World’s largest wind turbine maker gets exposure to more renewable projects; CIP plans a new power-to-X fund.
Vestas, the world’s largest maker of wind turbines, has taken a 25 percent stake in the renewable asset manager Copenhagen Infrastructure Partners (CIP).
The €500 million ($612 million) deal will include an upfront payment of €180 million, followed by €320 million as a performance-based earn-out.
CIP runs seven funds, with a total of €14 billion under management. That portfolio represents 20 major, large-scale projects with 8 gigawatts of capacity. Another 20 greenfield projects will close finance in the next three years, according to CIP.
Vestas said the deal would enable it to “further expand its presence in renewable project development” including across other renewable technologies.

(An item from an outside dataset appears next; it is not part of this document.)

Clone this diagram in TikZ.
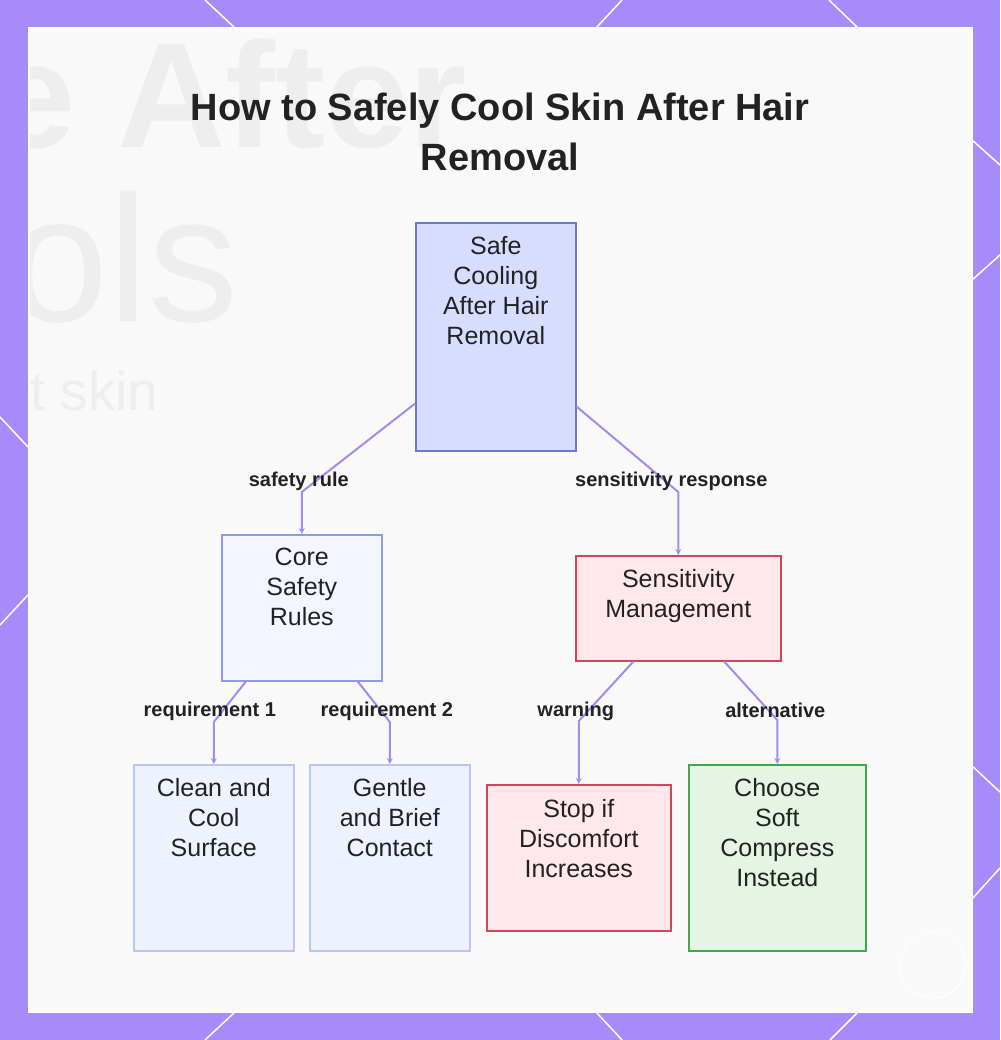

CIP has stakes in onshore and offshore wind projects as well as solar, energy storage, transmission and waste-to-energy projects. It has a 35 percent stake in the Beatrice offshore wind farm in the U.K. The 588 MW operational project was awarded a contract for difference, guaranteeing it revenue of £162.33 ($219.25) per megawatt-hour. CIP also has a 50 percent stake in Vineyard Wind in the U.S.
Vestas and CIP said there will not be any preferential treatment in the procurement of turbines for its wind projects.
Vestas purchased just over 25 percent of the wind and solar developer Sowitec in April 2019, as efforts to diversify revenue began.
Pressure on the profitability of turbine sales has seen the major manufacturers build up their service contracts in an effort to find additional revenue. In 2019, earnings before interest and taxes (EBIT) for Vestas power solutions business was 7.2 percent. The EBIT from its services business was 25.8 percent.
Development and co-development offer another route to profits that is insulated from any undulations in turbine orders.
New power-to-X fund planned for 2021
CIP said part of the proceeds will be used to create a new Energy Transition Fund, which will focus on decarbonization technologies such as power-to-X, or the conversion of electricity to fuels such as hydrogen and methane or other chemical feedstocks. The fund will launch in the first half of 2021.
“In order to reach the critical point of net-zero emissions, the growth within electrification needs to be complemented by decarbonization of fuels to transportation, feedstock to industrial sectors, and production of green ammonia as fertilizer for agriculture,” Christina Grumstrup Sørensen, the CIP senior partner over asset management activities, said in a statement. “Vestas and CIP share this strategic perspective alongside a joint ambition to continue to develop CIP into the leading platform for institutional investors seeking to deploy capital directly into some of the largest and leading-edge energy projects across the world.”
Vestas recently established a venture arm to provide early-stage funding to companies across the broader energy transition including power-to-X and long-duration energy storage.
CPI is also part of a 50-50 joint venture with Mitsubishi Heavy Industries to develop offshore wind projects in Japan. MHI recently swapped its stake in offshore turbine maker MHI Vestas for a 3 percent stake in Vestas, which has brought offshore turbine manufacturing fully in-house.